北村くらた農園、2019.8.2 その2

今回、北村くらた農園を見て、いろいろ思うところがありました。

ひとつは「生産性向上の重要性」。私が知っている昨年までの状況と違い、今年は新しい機械が投入されたことによって、枝豆の収穫から脱莢までのプロセスが劇的に進化しており、枝豆が商品化され店頭に並べられるまでのスピードが圧倒的に増していました。これによって、お店でお客さんが待っているのに商品がない、という状況がなくなったのです。買い手であるお客さんの不満も減り、お客さんを待たせているという作り手側のプレッシャーも減り、売上げのスピードは上がる。その日に採れた枝豆だけをその日のうちに売り切る商売を続けている北村農園にとっては、この生産性向上はそのまま収益性改善であり、職場環境改善であり、経営改善です。すごい、と思いました。

へちまプラネット計画

もうひとつは「規模の重要性」。
農業経営、というものを考えるとき、規模感はとても重要だと思います。畑や田んぼの大きさによってどんな機械を選ぶべきかが変わってくるし、どんな機械を選ぶかによって農業経営は大きく変わってきます。農業の投資金額というのは、もちろん土地もあるでしょうがやはり機械設備によるところがかなり大きいのではないでしょうか。枝豆を10年以上やってきた北村くんがここにきて機械に大きな投資をすることになったのも、枝豆の需要を創出し、多くの顧客を作ったことで、枝豆を栽培する畑を大きくすることになったからに他ならないと思います。畑の大きさが、必要な機械設備を規定するわけです。
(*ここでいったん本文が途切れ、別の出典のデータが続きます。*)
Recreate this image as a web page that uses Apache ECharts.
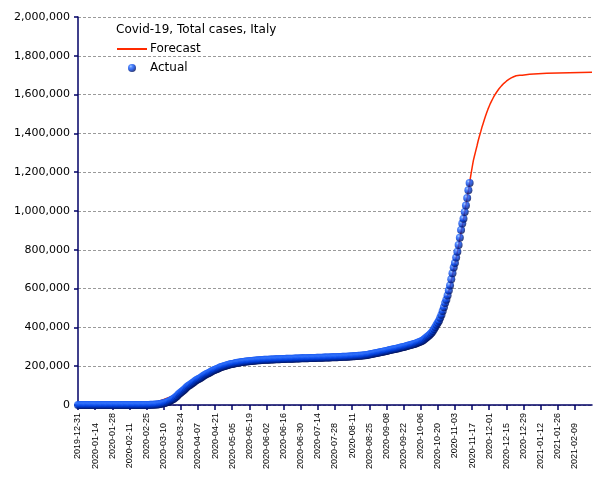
<!DOCTYPE html>
<html>
<head>
<meta charset="utf-8">
<script src="https://cdn.jsdelivr.net/npm/echarts@6/dist/echarts.min.js"></script>
<style>html,body{margin:0;padding:0;background:#fff}#c{width:605px;height:480px}</style>
</head>
<body>
<div id="c"></div>
<script>
const startDate = '2019-12-31';
const endDate = '2021-02-23';
const lastLabelDate = '2021-02-09';
const chartTitle = 'Covid-19, Total cases, Italy';
const seriesNames = ['Forecast', 'Actual'];
const yTicks = [0, 200000, 400000, 600000, 800000, 1000000, 1200000, 1400000, 1600000, 1800000, 2000000];

// Actual daily totals, starting 2019-12-31
const actDec2019 = [0];
const actJan = [0,0,0,0,0,0,0,0,0,0,0,0,0,0,0,0,0,0,0,0,0,0,0,0,0,0,0,0,0,0,2];
const actFeb = [2,2,2,2,2,2,2,2,2,2,2,2,2,2,2,2,2,2,2,2,2,20,79,155,229,322,400,650,888];
const actMar = [1128,1694,2036,2502,3089,3858,4636,5883,7375,9172,10149,12462,15113,17660,21157,24747,27980,31506,35713,41035,47021,53578,59138,63927,69176,74386,80539,86498,92472,97689,101739];
const actApr = [105792,110574,115242,119827,124632,128948,132547,135586,139422,143626,147577,152271,156363,159516,162488,165155,168941,172434,175925,178972,181228,183957,187327,189973,192994,195351,197675,199414,201505,203591];
const actMay = [205463,207428,209328,210717,211938,213013,214457,215858,217185,218268,219070,219814,221216,222104,223096,223885,224760,225435,225886,226699,227364,228006,228658,229327,229858,230158,230555,231139,231732,232248,232664];
const actJun = [233019,233197,233515,233836,234013,234531,234801,234998,235278,235561,235763,236142,236305,236651,236989,237290,237500,237828,238159,238011,238275,238499,238720,238833,239410,239706,239961,240136,240310,240436];
const actJul = [240578,240760,240961,241184,241419,241611,241819,241956,242149,242363,242639,242827,243061,243230,243344,243506,243736,243967,244216,244434,244624,244752,245032,245338,245590,245864,246118,246286,246488,246776,247158];
const actAug = [247537,247832,248070,248229,248419,248803,249204,249756,250103,250566,250825,251237,251713,252235,252809,253438,253915,254235,254636,255278,256118,257065,258136,259345,260298,261174,262540,263949,265409,267137,268218];
const actSep = [269214,270189,271515,272912,274644,276338,277634,278784,280153,281583,283180,284796,286297,287753,288761,290126,291442,293025,294932,296569,298156,299506,300897,302537,304323,306235,308104,309870,311364,312894];
const actOct = [314861,317409,319908,322751,325329,327586,330263,333940,338398,343770,349494,354950,359569,365467,372799,381602,391611,402536,414241,423578,434449,449648,465726,484869,504509,525782,542789,564778,589766,616595,647674];
const actNov = [679430,709335,731588,759829,790377,824879,862681,902490,935104,960373,995463,1028424,1066401,1107303,1144552];

// Forecast curve
const forecastDates = ['2019-12-31','2020-02-20','2020-02-25','2020-03-01','2020-03-05','2020-03-10','2020-03-15','2020-03-20','2020-03-25','2020-03-31',
  '2020-04-10','2020-04-20','2020-05-01','2020-05-15','2020-06-01','2020-07-01','2020-08-01','2020-08-20','2020-09-01','2020-09-15',
  '2020-10-01','2020-10-10','2020-10-20','2020-10-25','2020-10-30','2020-11-05','2020-11-10','2020-11-15',
  '2020-11-16','2020-11-17','2020-11-18','2020-11-19','2020-11-20','2020-11-21','2020-11-22','2020-11-23','2020-11-24','2020-11-25',
  '2020-11-26','2020-11-27','2020-11-28','2020-11-29','2020-11-30','2020-12-01','2020-12-02','2020-12-03','2020-12-04','2020-12-05',
  '2020-12-06','2020-12-07','2020-12-08','2020-12-09','2020-12-10','2020-12-11','2020-12-12','2020-12-13','2020-12-14','2020-12-15',
  '2020-12-16','2020-12-17','2020-12-18','2020-12-19','2020-12-20','2020-12-21','2020-12-23','2020-12-26','2020-12-28','2020-12-29',
  '2021-01-03','2021-01-04','2021-01-17','2021-01-18','2021-02-23'];
const forecastValues = [0,0,3000,9000,17000,28000,40000,52000,70000,97000,
  142000,178000,204000,221000,232000,240000,247000,255000,269000,287000,
  314000,342000,412000,500000,612000,790000,958000,1145000,
  1185000,1222000,1258000,1285000,1310000,1335000,1362000,1385000,1407000,1430000,
  1450000,1470000,1490000,1508000,1525000,1540000,1555000,1568000,1580000,1592000,
  1602000,1612000,1621000,1630000,1638000,1645000,1652000,1658000,1664000,1669000,
  1674000,1678000,1682000,1686000,1689000,1692000,1697000,1700000,1700000,1705000,
  1705000,1710000,1710000,1715000,1715000];

const DAY = 86400000;
const t0 = Date.parse(startDate);
function dayIndex(s) { return Math.round((Date.parse(s) - t0) / DAY); }
function dayLabel(d) { return new Date(t0 + d * DAY).toISOString().slice(0, 10); }

const actualValues = [].concat(actDec2019, actJan, actFeb, actMar, actApr, actMay, actJun, actJul, actAug, actSep, actOct, actNov);
const actualData = actualValues.map((v, i) => [i, v]);
const forecastData = forecastDates.map((d, i) => [dayIndex(d), forecastValues[i]]);

const navy = '#000066';
const ball = {
  type: 'radial', x: 0.35, y: 0.3, r: 0.72,
  colorStops: [
    { offset: 0, color: '#94c4ff' },
    { offset: 0.25, color: '#2c6eff' },
    { offset: 0.58, color: '#0040e0' },
    { offset: 1, color: '#000f58' }
  ]
};

const labelFont = { fontFamily: 'Liberation Sans', fontSize: 9, color: '#000' };
function tickLabel(parity) {
  return function (v) {
    if (v > dayIndex(lastLabelDate)) return '';
    return (Math.round(v / 14) % 2 === parity) ? dayLabel(v) : '';
  };
}
function makeX(parity, margin, showLine) {
  return {
    type: 'value', min: 0, max: dayIndex(endDate), interval: 14, position: 'bottom',
    axisLine: { show: showLine, lineStyle: { color: navy, width: 1.5 } },
    axisTick: { show: showLine, length: 5, lineStyle: { color: navy, width: 1.5 } },
    splitLine: { show: false },
    axisLabel: Object.assign({ rotate: 90, margin: margin, showMaxLabel: false, hideOverlap: false,
      formatter: tickLabel(parity) }, labelFont)
  };
}

const chart = echarts.init(document.getElementById('c'), null, { renderer: 'canvas' });
chart.setOption({
  animation: false,
  backgroundColor: '#fff',
  title: {
    text: chartTitle, left: 116, top: 24, padding: 0,
    textStyle: { fontFamily: 'DejaVu Sans', fontSize: 12, fontWeight: 'normal', color: '#000' }
  },
  legend: {
    data: [{ name: seriesNames[0], itemStyle: { opacity: 0 } }, { name: seriesNames[1] }],
    orient: 'vertical', left: 116, top: 43, padding: 0,
    itemWidth: 30, itemHeight: 8, itemGap: 7,
    textStyle: { fontFamily: 'DejaVu Sans', fontSize: 12, color: '#000', padding: [0, 0, 0, -2] }
  },
  grid: { left: 78, right: 13, top: 17, bottom: 75, containLabel: false },
  xAxis: [makeX(0, 8, true), makeX(1, 18, false)],
  yAxis: {
    type: 'value', min: yTicks[0], max: yTicks[yTicks.length - 1], interval: yTicks[1] - yTicks[0],
    axisLine: { show: true, lineStyle: { color: navy, width: 1.5 } },
    axisTick: { show: true, length: 4, lineStyle: { color: navy, width: 1.5 } },
    splitLine: { show: true, lineStyle: { color: '#9a9a9a', type: [3, 2], width: 1 } },
    axisLabel: {
      margin: 8, fontFamily: 'DejaVu Sans', fontSize: 11, color: '#000',
      formatter: v => v.toLocaleString('en-US')
    }
  },
  series: [
    {
      name: seriesNames[0], type: 'line', xAxisIndex: 0, data: forecastData, symbol: 'none',
      lineStyle: { color: '#ff2a00', width: 1.5 }, itemStyle: { color: '#ff2a00' }, z: 2
    },
    {
      name: seriesNames[1], type: 'scatter', xAxisIndex: 0, data: actualData, symbol: 'circle', symbolSize: 8,
      itemStyle: { color: ball }, z: 3
    }
  ]
});
</script>
</body>
</html>
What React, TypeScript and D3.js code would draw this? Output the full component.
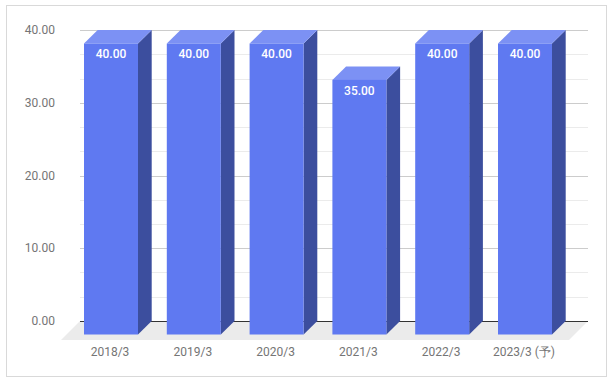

特に北村くんの仕事を横目で見ながら、あるいは自分で畑を借りてみたりしながら、農業というものをここ数年ぼんやりと考えていました。で、もしも(自分が)農業経営をするのならば、ということを考えた時、まず理想的なのは、ひとつところに(つまり分散された農地ではなく)、できるだけ大きな農地を持つことだろうと思いました。当たり前ですが、小さく分散された畑を複数持つより効率的だからです。それが自分の家の前にあるならなおいい。そういう土地に出会えるかどうかが、(いつか自分が)農業経営に踏み切るための第一歩になるような気がします。果たしてそんな時が来るのか?そんな出会いなどありうるのか? とも思いますが。

農業について考えるとき、「21世紀は大量生産・大量消費の時代ではない」という自分の勝手な思い込みに対し、そうでもないぞ、と思います。どんな時代になろうとも、生産現場は工場であり、そこが工場である限りは、そしてそこで生産されるモノが唯一無二のモノでもない限りは、やはり生産量の追求が行われるはずです。そうでなければたくさんの利潤を生み出すことができません。そしてそうなればやはり「効率」も追わなければならない。それは不変なことのように思われます(ただ「利潤はたくさんでなくともいい」という解答もあるでしょうが)。

大切なのは、そういう工場で働くときに、私たちは「人間性」を失わずに仕事することができるのだろうか、というところです。「身を粉にして働く」「心身がボロボロになるまで働く」というのは決して美徳ではありません。ベルトコンベアの前で人間性を押し殺し、機械のように働くような働き方は、人間の本当の働き方とは程遠いのです。私たちは、畑というのが「生産現場=工場」であったとしても、笑顔で生き生きと働くべきだと思います。ときどきお邪魔する北村農園は私にとってはそういう職場なのです。